We have never seen that paragon of grace, the Scottish bluebell, in its glory till now. It is not to be judged in gardens, for it is not in its element there; but steal upon it in the glen and see how it goes to your heart. Truly I think the Scotch are the best lovers of flowers, make the most of them, and draw more from them than any other people do. This is a good sign, and may be adduced as another proof that the race has a tender, weak spot in the heart to relieve the hard level head with which the world credits them.
Whew! Thermometer 53° during the night, the coldest weather experienced during our journey. But how invigorating! Ten years knocked off from the age of every one of us since we got among the hills, excepting from that of several of the ladies, who could hardly spare so much and still be as charming.
We were stirring early this morning, in for a walk across the moors, with the glorious hills surrounding us.
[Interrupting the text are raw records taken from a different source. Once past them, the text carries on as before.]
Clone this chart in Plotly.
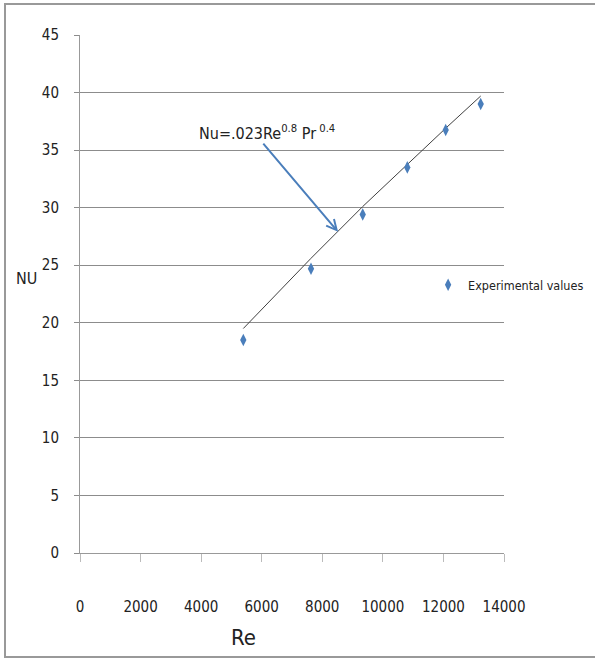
import plotly.graph_objects as go

# Data
re_exp = [5392, 7627, 9335, 10807, 12075, 13231]
nu_exp = [18.5, 24.7, 29.4, 33.5, 36.75, 39.0]
nu_theory = [19.5, 25.6, 30.1, 33.8, 36.9, 39.7]

x_ticks = [0, 2000, 4000, 6000, 8000, 10000, 12000, 14000]
x_tick_labels = ["0", "2000", "4000", "6000", "8000", "10000", "12000", "14000"]
y_ticks = [0, 5, 10, 15, 20, 25, 30, 35, 40, 45]

FONT = "Liberation Sans Narrow, DejaVu Sans Condensed, Arial Narrow, sans-serif"
BLUE = "#4A7EBB"

fig = go.Figure()

fig.add_trace(go.Scatter(
    x=re_exp, y=nu_theory, mode="lines",
    line=dict(color="#404040", width=1),
    showlegend=False, hoverinfo="skip"))

fig.add_trace(go.Scatter(
    x=re_exp, y=nu_exp, mode="markers", name="Experimental values",
    marker=dict(symbol="diamond-tall", size=9, color=BLUE)))

fig.update_layout(
    width=595, height=659,
    margin=dict(l=80, r=91, t=35, b=106, autoexpand=False),
    paper_bgcolor="white", plot_bgcolor="white",
    font=dict(family=FONT, size=15, color="#222"),
    legend=dict(x=0.821, y=0.517, xanchor="left", yanchor="middle",
                bgcolor="rgba(0,0,0,0)", font=dict(size=12.5, color="#222"),
                itemwidth=30),
    xaxis=dict(range=[0, 14000], tickvals=x_ticks, ticktext=x_tick_labels,
               showgrid=False, automargin=False,
               zeroline=False, showline=True, linecolor="#999", linewidth=1,
               ticks="outside", ticklen=8, tickcolor="#bbb",
               ticklabelstandoff=32, tickfont=dict(size=15)),
    yaxis=dict(range=[0, 45], tickvals=y_ticks, showgrid=True,
               gridcolor="#8c8c8c", gridwidth=1, zeroline=False,
               automargin=False,
               showline=True, linecolor="#999", linewidth=1,
               ticks="outside", ticklen=5, tickcolor="#8c8c8c",
               ticklabelstandoff=12, tickfont=dict(size=15)),
)

# Arrow pointing at the theoretical line
fig.add_annotation(x=8522, y=27.9, ax=6010, ay=35.7,
                   xref="x", yref="y", axref="x", ayref="y",
                   text="", showarrow=True, arrowhead=5, arrowsize=1,
                   arrowwidth=2, arrowcolor=BLUE)

# Formula label
fig.add_annotation(x=3863, y=36.5, xref="x", yref="y", xanchor="left",
                   yanchor="middle", showarrow=False,
                   text="Nu=.023Re<sup>0.8</sup> Pr<sup> 0.4</sup>",
                   font=dict(size=16, color="#222"))

# Axis titles
fig.add_annotation(x=(243 - 80) / 424, y=(553 - 637) / 518, xref="paper",
                   yref="paper", xanchor="center", yanchor="middle",
                   showarrow=False, text="Re",
                   font=dict(size=22, color="#222"))
fig.add_annotation(x=(26 - 80) / 424, y=(553 - 278) / 518, xref="paper",
                   yref="paper", xanchor="center", yanchor="middle",
                   showarrow=False, text="NU",
                   font=dict(size=16, color="#222"))

# Outer frame
fig.add_shape(type="rect", xref="paper", yref="paper",
              x0=(5 - 80) / 424, x1=(598 - 80) / 424,
              y0=(553 - 657) / 518, y1=(553 - 4) / 518,
              line=dict(color="#999", width=2), layer="below")

fig.write_html("out.html", config={"displayModeBar": False},
               post_script="document.body.style.margin='0';")
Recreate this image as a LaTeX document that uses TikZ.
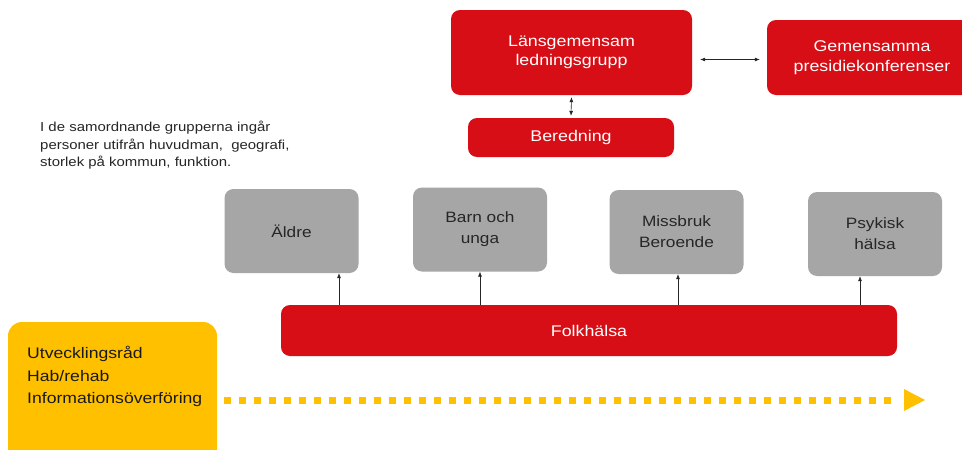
\documentclass[tikz,border=0pt]{standalone}
\usepackage{fontspec}
\setmainfont{Liberation Sans}[FakeStretch=1.15]
\usetikzlibrary{arrows.meta}
\definecolor{myred}{HTML}{D80E16}
\definecolor{mygray}{HTML}{A6A6A6}
\definecolor{myyellow}{HTML}{FFC000}
\tikzset{
  redbox/.style={fill=myred, draw=none, rounded corners=9pt, text=white, align=center, font=\fontsize{15.5}{19.5}\selectfont, inner sep=0pt},
  graybox/.style={fill=mygray, draw=none, rounded corners=9pt, text=black!85, align=center, font=\fontsize{15}{21}\selectfont, inner sep=0pt, minimum width=134pt, minimum height=84pt},
  conn/.style={line width=0.6pt, black!85, -{Latex[length=5pt,width=4pt]}},
  dconn/.style={line width=0.6pt, black!85, {Latex[length=5pt,width=4pt]}-{Latex[length=5pt,width=4pt]}},
}
\begin{document}
\begin{tikzpicture}[x=1pt,y=-1pt]
\clip (0,0) rectangle (962,450);
\fill[white] (0,0) rectangle (962,450);
% top red boxes
\node[redbox, minimum width=241pt, minimum height=85pt] (lans) at (571.5,52.5) {Länsgemensam\\ledningsgrupp};
\node[redbox, minimum width=210pt, minimum height=75pt] (gem) at (872,57.5) {Gemensamma\\presidiekonferenser};
\node[redbox, minimum width=206pt, minimum height=39pt] (bered) at (571,137.5) {Beredning};
\draw[dconn] (lans.east) ++(8,7) coordinate (a1) -- ([xshift=-7pt]gem.west |- a1);
\draw[dconn] ([yshift=-2pt]lans.south) -- ([yshift=2pt]bered.north);
% explanatory text
\node[anchor=north west, align=left, inner sep=0pt, font=\fontsize{13}{17.5}\selectfont, text=black!85] (info) at (40,121)
  {I de samordnande grupperna ingår\\personer utifrån huvudman,\ \ geografi,\\storlek på kommun, funktion.};
% gray boxes
\node[graybox] (aldre) at (291.5,231) {Äldre};
\node[graybox] (barn) at (480,229.5) {Barn och\\unga};
\node[graybox] (miss) at (676.5,232) {Missbruk\\Beroende};
\node[graybox] (psyk) at (875,234) {Psykisk\\hälsa};
% Folkhälsa
\node[redbox, minimum width=616pt, minimum height=51pt] (folk) at (589,330.5) {Folkhälsa};
\draw[conn] (folk.north -| 339,0) -- (aldre.south -| 339,0);
\draw[conn] (folk.north -| 480,0) -- (barn.south -| 480,0);
\draw[conn] (folk.north -| 678,0) -- (miss.south -| 678,0);
\draw[conn] (folk.north -| 860,0) -- (psyk.south -| 860,0);
% yellow box
\node[fill=myyellow, rounded corners=14pt, minimum width=209pt, minimum height=150pt, inner sep=0pt] (utv) at (112.5,397) {};
\node[anchor=north west, align=left, inner sep=0pt, font=\fontsize{15.3}{22.5}\selectfont, text=black!90] (utvtext) at (27,346)
  {Utvecklingsråd\\Hab/rehab\\Informationsöverföring};
\coordinate (ds) at (224,400);
\coordinate (de) at (897,400);
\draw[myyellow, line width=7pt, dash pattern=on 7pt off 8pt] (ds) -- (de);
\fill[myyellow] (de) ++(7,-11) -- ++(21,11) -- ++(-21,11) -- cycle;
\end{tikzpicture}
\end{document}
A grand walk it was too, and the echoes of the horn from the coach overtaking us came all too soon upon us. Looking back down the valley of Loch Ericht, we had the ideal Highland view—mountains everywhere fading into blue in the distance, green to their tops except when capped with snow, and bare, not a tree nor a shrub to break their baldness, and the lake lying peacefully among them at the foot of the vale. These towering masses
"Seem to stand to sentinel Enchanted Land."
I am at a loss for any scenery elsewhere with which to compare that of the Highlands. The bluish tinge above, the rich purple tint below, the thick and thin marled, cloudy sky with its small rifts of clear blue, through which alone the sun glints to relieve the dark shadows by narrow dazzling lights—these give this scenery a weird and solemn grandeur unknown elsewhere; at least I have seen nothing like it. During my strolls at night amid such scenes, I have always felt nearer to the awful mysteries than ever before. The glowering bare masses of mountain, the deep still lake sleeping among them, the sough of the wind through the glen, not one trace of man to be seen, no wonder it makes one eerie, and you feel as if
"Nature had made a pause,
An awful pause, prophetic of its end."
Memory must have much to do with this eerie feeling upon such occasions, I take it, for every scrap of Scottish poetry and song bearing upon the Highlands comes rushing back to me. There are whispering sounds in the glen:
"Shades of the dead, have I not heard your voices
Rise on the night-rolling breath of the gale?